* _What you will do_:
Please print the lines between the one with "Output the LaTeX" and the one with "(b77) at (136,77)", both ends included, exactly as written, with no pictures.
═════ Information given ═════
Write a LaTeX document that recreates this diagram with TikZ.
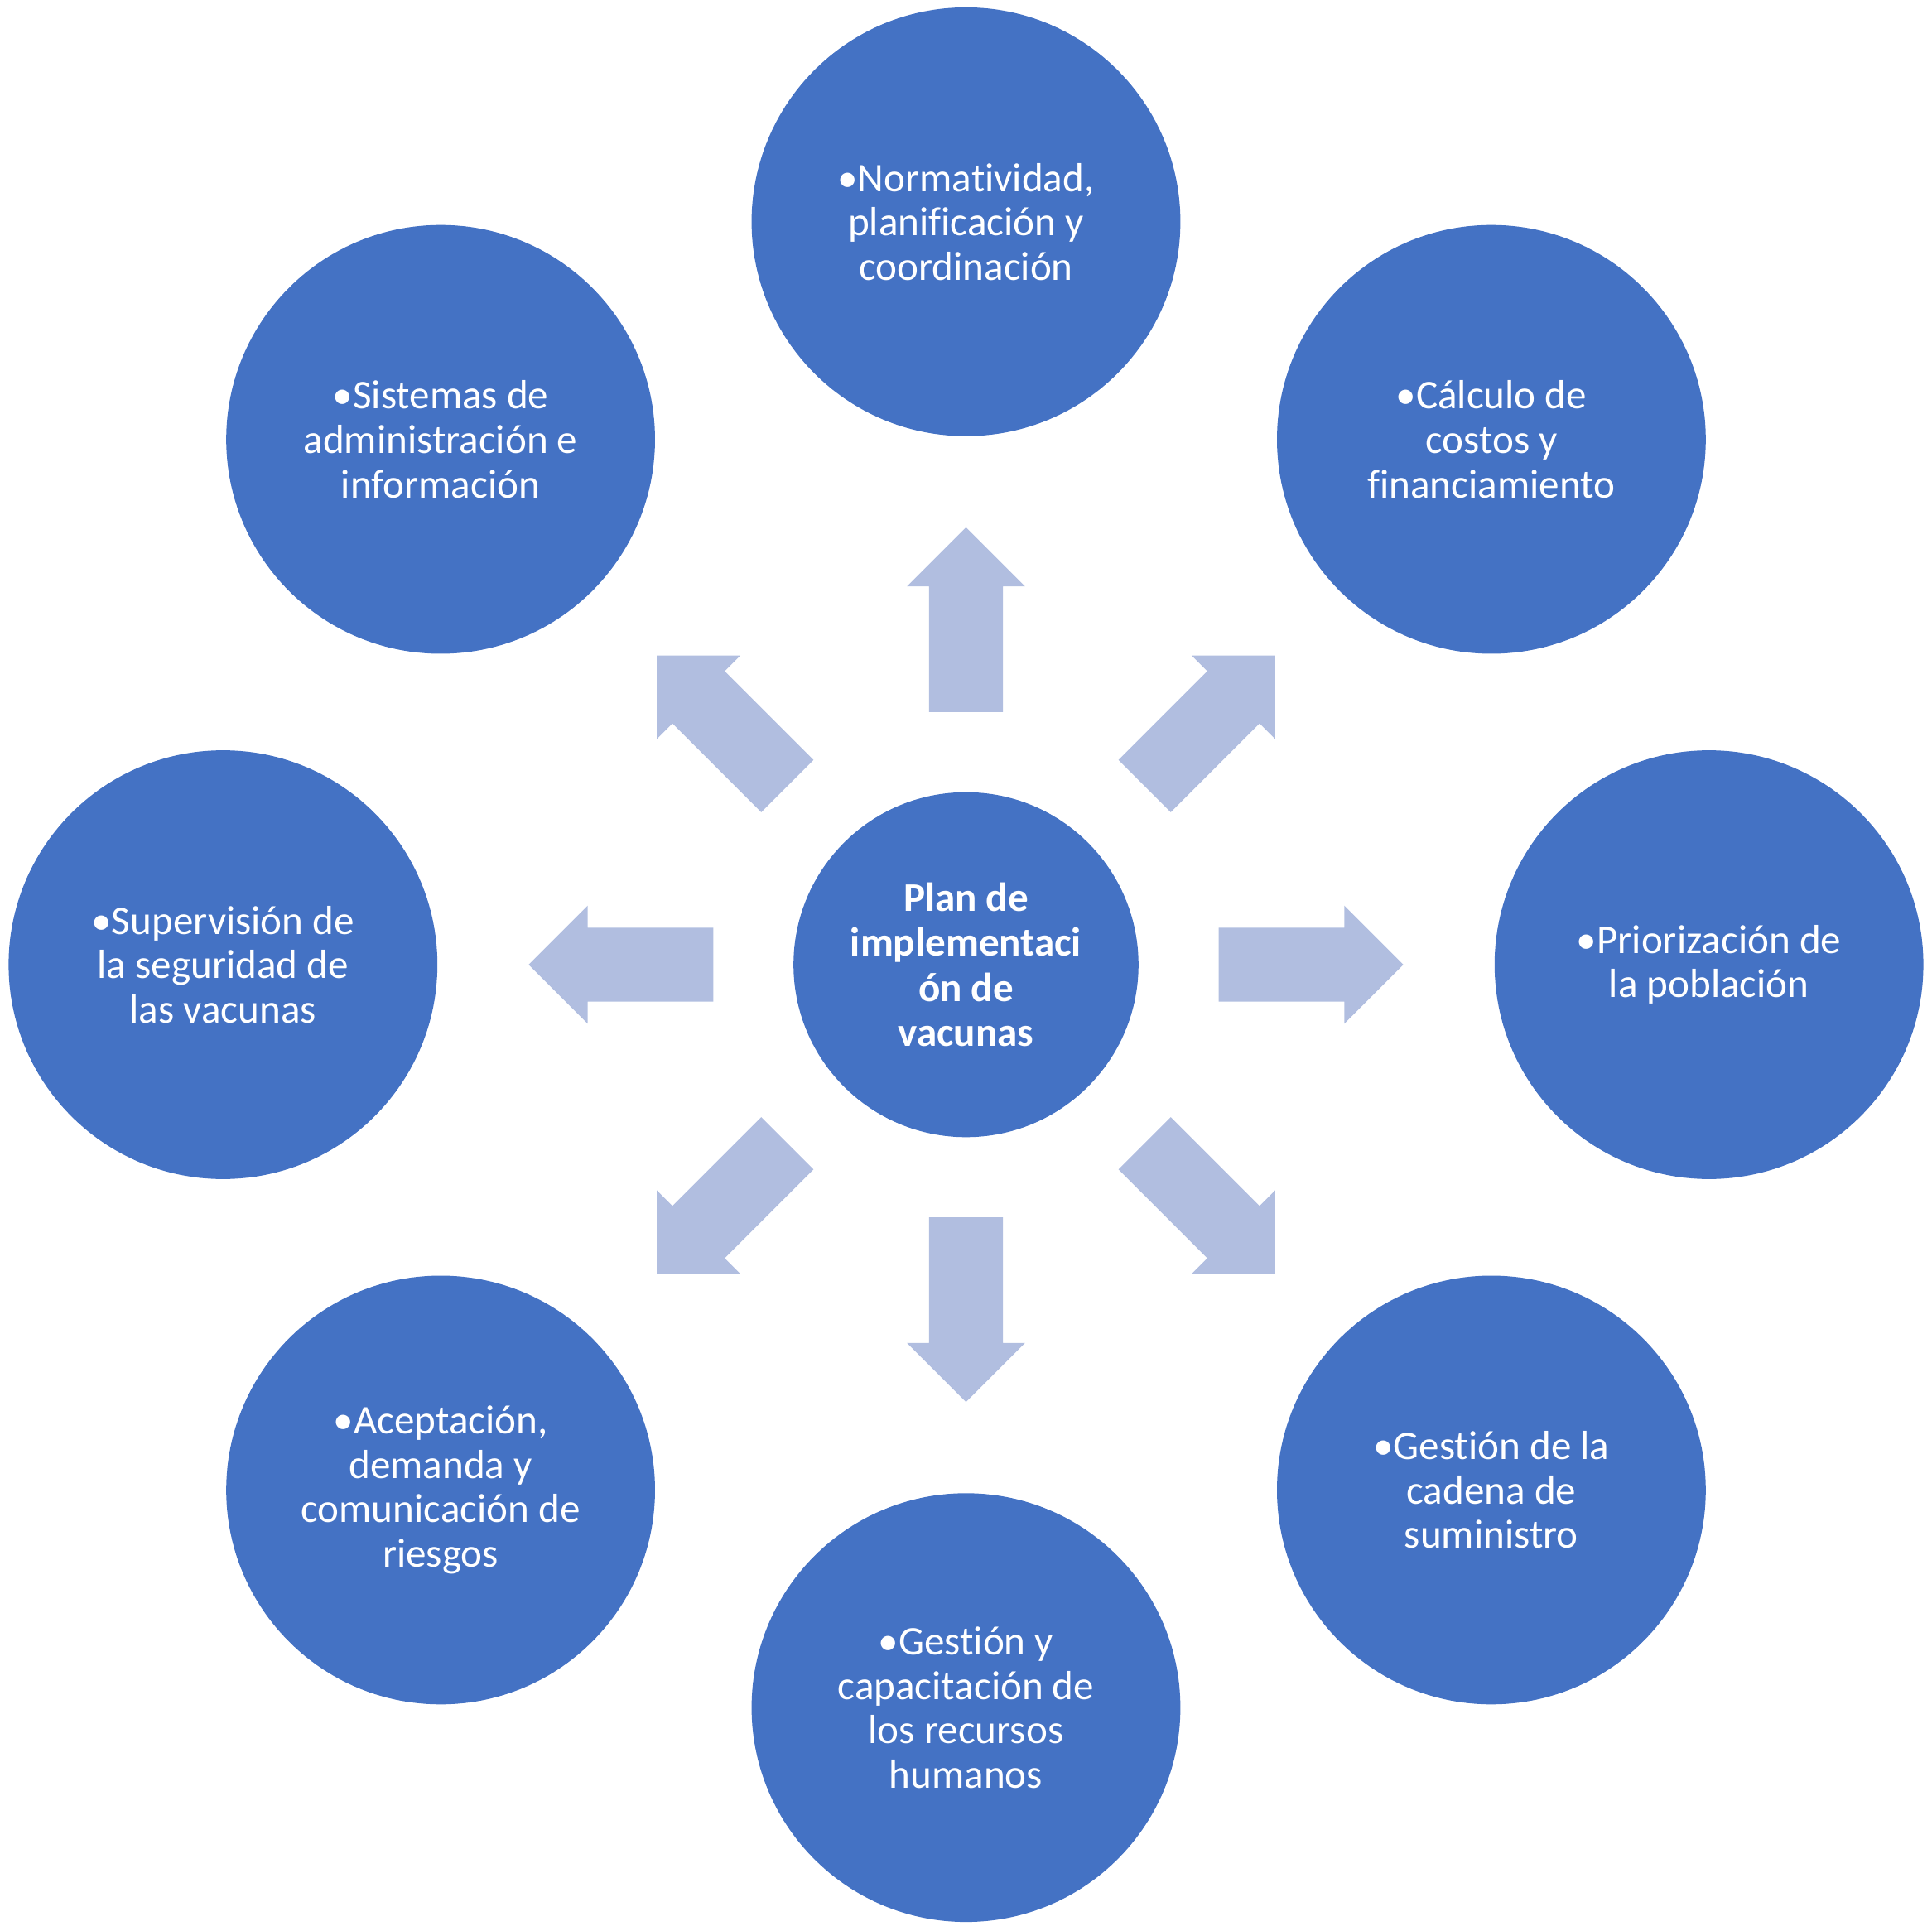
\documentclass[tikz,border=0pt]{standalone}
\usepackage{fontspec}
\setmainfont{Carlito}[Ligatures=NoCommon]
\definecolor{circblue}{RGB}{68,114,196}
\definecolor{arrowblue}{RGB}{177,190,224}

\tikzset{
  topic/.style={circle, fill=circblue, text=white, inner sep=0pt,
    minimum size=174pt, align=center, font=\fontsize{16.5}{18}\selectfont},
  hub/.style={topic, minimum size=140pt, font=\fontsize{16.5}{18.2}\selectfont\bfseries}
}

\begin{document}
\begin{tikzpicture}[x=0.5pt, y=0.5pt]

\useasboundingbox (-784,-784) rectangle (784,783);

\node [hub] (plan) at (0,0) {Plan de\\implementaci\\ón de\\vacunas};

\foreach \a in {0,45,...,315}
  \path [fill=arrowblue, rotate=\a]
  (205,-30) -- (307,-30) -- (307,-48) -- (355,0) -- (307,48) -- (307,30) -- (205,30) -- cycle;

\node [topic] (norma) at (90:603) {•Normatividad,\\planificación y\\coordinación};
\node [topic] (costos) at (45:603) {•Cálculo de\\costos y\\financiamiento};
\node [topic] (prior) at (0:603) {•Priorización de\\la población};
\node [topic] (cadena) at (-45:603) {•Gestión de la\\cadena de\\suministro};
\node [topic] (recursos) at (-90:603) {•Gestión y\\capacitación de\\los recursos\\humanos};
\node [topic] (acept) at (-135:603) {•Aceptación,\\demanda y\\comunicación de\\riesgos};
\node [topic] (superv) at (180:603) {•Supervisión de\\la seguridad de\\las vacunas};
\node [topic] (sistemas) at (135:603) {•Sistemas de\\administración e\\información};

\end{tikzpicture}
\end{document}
═════
═════ Information given ═════
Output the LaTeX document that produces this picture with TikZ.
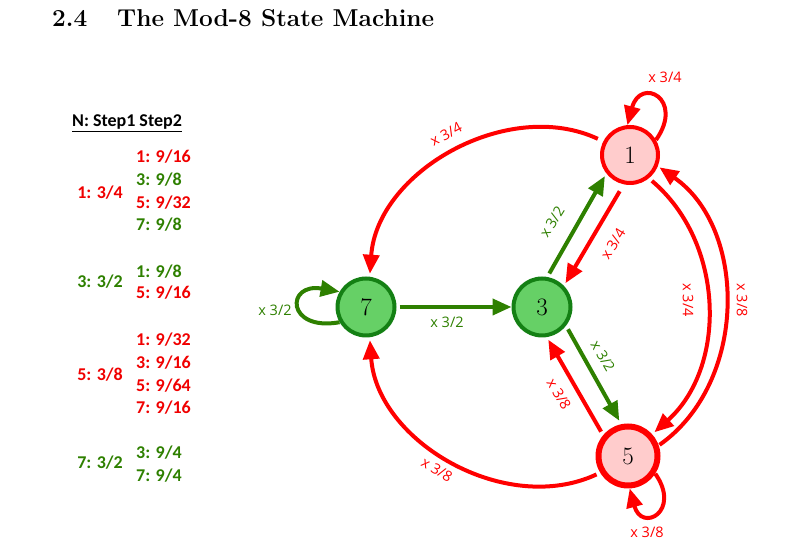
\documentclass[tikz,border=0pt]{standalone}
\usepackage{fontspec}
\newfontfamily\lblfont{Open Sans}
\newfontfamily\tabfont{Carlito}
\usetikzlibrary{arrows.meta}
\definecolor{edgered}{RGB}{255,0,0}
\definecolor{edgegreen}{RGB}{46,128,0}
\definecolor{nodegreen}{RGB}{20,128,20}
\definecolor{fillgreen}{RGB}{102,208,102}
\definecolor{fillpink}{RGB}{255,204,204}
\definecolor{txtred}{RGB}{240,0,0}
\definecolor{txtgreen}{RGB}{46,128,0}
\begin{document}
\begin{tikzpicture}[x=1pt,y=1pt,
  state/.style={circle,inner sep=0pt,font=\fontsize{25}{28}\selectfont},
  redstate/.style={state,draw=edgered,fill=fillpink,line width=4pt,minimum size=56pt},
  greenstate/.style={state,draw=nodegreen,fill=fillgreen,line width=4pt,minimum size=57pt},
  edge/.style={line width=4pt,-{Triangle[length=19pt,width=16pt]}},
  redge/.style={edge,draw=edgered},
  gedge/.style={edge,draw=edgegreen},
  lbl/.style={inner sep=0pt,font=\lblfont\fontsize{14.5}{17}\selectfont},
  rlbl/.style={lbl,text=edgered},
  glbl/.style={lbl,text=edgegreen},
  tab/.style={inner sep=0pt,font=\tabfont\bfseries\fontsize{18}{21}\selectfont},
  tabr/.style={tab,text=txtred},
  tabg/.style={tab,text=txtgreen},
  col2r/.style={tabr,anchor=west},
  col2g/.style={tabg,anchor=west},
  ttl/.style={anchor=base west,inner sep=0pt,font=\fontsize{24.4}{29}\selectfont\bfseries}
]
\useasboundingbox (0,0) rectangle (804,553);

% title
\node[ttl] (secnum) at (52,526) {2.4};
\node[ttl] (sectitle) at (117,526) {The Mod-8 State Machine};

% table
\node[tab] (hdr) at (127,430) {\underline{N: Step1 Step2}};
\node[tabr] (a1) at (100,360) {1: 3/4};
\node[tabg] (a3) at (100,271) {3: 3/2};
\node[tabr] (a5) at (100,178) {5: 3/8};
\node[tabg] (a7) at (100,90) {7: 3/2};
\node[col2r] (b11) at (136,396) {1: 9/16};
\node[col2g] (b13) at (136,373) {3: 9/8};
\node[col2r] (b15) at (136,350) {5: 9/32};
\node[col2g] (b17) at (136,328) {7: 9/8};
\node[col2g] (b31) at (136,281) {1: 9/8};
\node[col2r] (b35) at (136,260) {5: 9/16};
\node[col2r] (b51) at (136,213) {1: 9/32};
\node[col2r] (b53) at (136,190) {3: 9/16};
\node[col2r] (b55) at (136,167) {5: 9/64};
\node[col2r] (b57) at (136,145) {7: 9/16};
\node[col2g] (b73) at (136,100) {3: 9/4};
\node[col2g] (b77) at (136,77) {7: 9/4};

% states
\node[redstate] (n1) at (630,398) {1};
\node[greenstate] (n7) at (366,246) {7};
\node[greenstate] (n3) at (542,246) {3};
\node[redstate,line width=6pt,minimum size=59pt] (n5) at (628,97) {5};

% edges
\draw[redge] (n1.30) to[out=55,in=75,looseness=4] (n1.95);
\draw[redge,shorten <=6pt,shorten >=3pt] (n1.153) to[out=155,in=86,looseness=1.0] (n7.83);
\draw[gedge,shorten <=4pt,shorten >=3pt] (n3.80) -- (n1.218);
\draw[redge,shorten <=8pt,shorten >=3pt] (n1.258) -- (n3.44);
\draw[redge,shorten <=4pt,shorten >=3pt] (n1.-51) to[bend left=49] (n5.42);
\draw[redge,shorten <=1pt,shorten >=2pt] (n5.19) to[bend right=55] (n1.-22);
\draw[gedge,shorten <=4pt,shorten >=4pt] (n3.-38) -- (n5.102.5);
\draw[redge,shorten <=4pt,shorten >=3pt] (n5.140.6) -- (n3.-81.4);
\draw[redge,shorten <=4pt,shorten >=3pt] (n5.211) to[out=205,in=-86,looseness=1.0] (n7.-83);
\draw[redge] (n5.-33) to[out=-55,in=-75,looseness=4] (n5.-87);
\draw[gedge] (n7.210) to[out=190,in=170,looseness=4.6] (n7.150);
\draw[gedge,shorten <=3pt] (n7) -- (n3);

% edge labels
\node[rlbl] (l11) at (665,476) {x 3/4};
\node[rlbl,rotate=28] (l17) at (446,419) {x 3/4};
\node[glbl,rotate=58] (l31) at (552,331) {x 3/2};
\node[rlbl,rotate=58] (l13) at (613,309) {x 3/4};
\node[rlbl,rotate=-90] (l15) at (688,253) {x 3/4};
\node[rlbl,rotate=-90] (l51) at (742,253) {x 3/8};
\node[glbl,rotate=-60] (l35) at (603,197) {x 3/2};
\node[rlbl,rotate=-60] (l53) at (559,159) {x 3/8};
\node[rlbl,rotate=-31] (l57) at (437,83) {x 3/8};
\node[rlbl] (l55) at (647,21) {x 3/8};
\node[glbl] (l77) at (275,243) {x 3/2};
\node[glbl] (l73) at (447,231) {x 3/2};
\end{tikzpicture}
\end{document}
═════
* _Finished answer_:
Output the LaTeX document that produces this picture with TikZ.
\documentclass[tikz,border=0pt]{standalone}
\usepackage{fontspec}
\newfontfamily\lblfont{Open Sans}
\newfontfamily\tabfont{Carlito}
\usetikzlibrary{arrows.meta}
\definecolor{edgered}{RGB}{255,0,0}
\definecolor{edgegreen}{RGB}{46,128,0}
\definecolor{nodegreen}{RGB}{20,128,20}
\definecolor{fillgreen}{RGB}{102,208,102}
\definecolor{fillpink}{RGB}{255,204,204}
\definecolor{txtred}{RGB}{240,0,0}
\definecolor{txtgreen}{RGB}{46,128,0}
\begin{document}
\begin{tikzpicture}[x=1pt,y=1pt,
  state/.style={circle,inner sep=0pt,font=\fontsize{25}{28}\selectfont},
  redstate/.style={state,draw=edgered,fill=fillpink,line width=4pt,minimum size=56pt},
  greenstate/.style={state,draw=nodegreen,fill=fillgreen,line width=4pt,minimum size=57pt},
  edge/.style={line width=4pt,-{Triangle[length=19pt,width=16pt]}},
  redge/.style={edge,draw=edgered},
  gedge/.style={edge,draw=edgegreen},
  lbl/.style={inner sep=0pt,font=\lblfont\fontsize{14.5}{17}\selectfont},
  rlbl/.style={lbl,text=edgered},
  glbl/.style={lbl,text=edgegreen},
  tab/.style={inner sep=0pt,font=\tabfont\bfseries\fontsize{18}{21}\selectfont},
  tabr/.style={tab,text=txtred},
  tabg/.style={tab,text=txtgreen},
  col2r/.style={tabr,anchor=west},
  col2g/.style={tabg,anchor=west},
  ttl/.style={anchor=base west,inner sep=0pt,font=\fontsize{24.4}{29}\selectfont\bfseries}
]
\useasboundingbox (0,0) rectangle (804,553);

% title
\node[ttl] (secnum) at (52,526) {2.4};
\node[ttl] (sectitle) at (117,526) {The Mod-8 State Machine};

% table
\node[tab] (hdr) at (127,430) {\underline{N: Step1 Step2}};
\node[tabr] (a1) at (100,360) {1: 3/4};
\node[tabg] (a3) at (100,271) {3: 3/2};
\node[tabr] (a5) at (100,178) {5: 3/8};
\node[tabg] (a7) at (100,90) {7: 3/2};
\node[col2r] (b11) at (136,396) {1: 9/16};
\node[col2g] (b13) at (136,373) {3: 9/8};
\node[col2r] (b15) at (136,350) {5: 9/32};
\node[col2g] (b17) at (136,328) {7: 9/8};
\node[col2g] (b31) at (136,281) {1: 9/8};
\node[col2r] (b35) at (136,260) {5: 9/16};
\node[col2r] (b51) at (136,213) {1: 9/32};
\node[col2r] (b53) at (136,190) {3: 9/16};
\node[col2r] (b55) at (136,167) {5: 9/64};
\node[col2r] (b57) at (136,145) {7: 9/16};
\node[col2g] (b73) at (136,100) {3: 9/4};
\node[col2g] (b77) at (136,77) {7: 9/4};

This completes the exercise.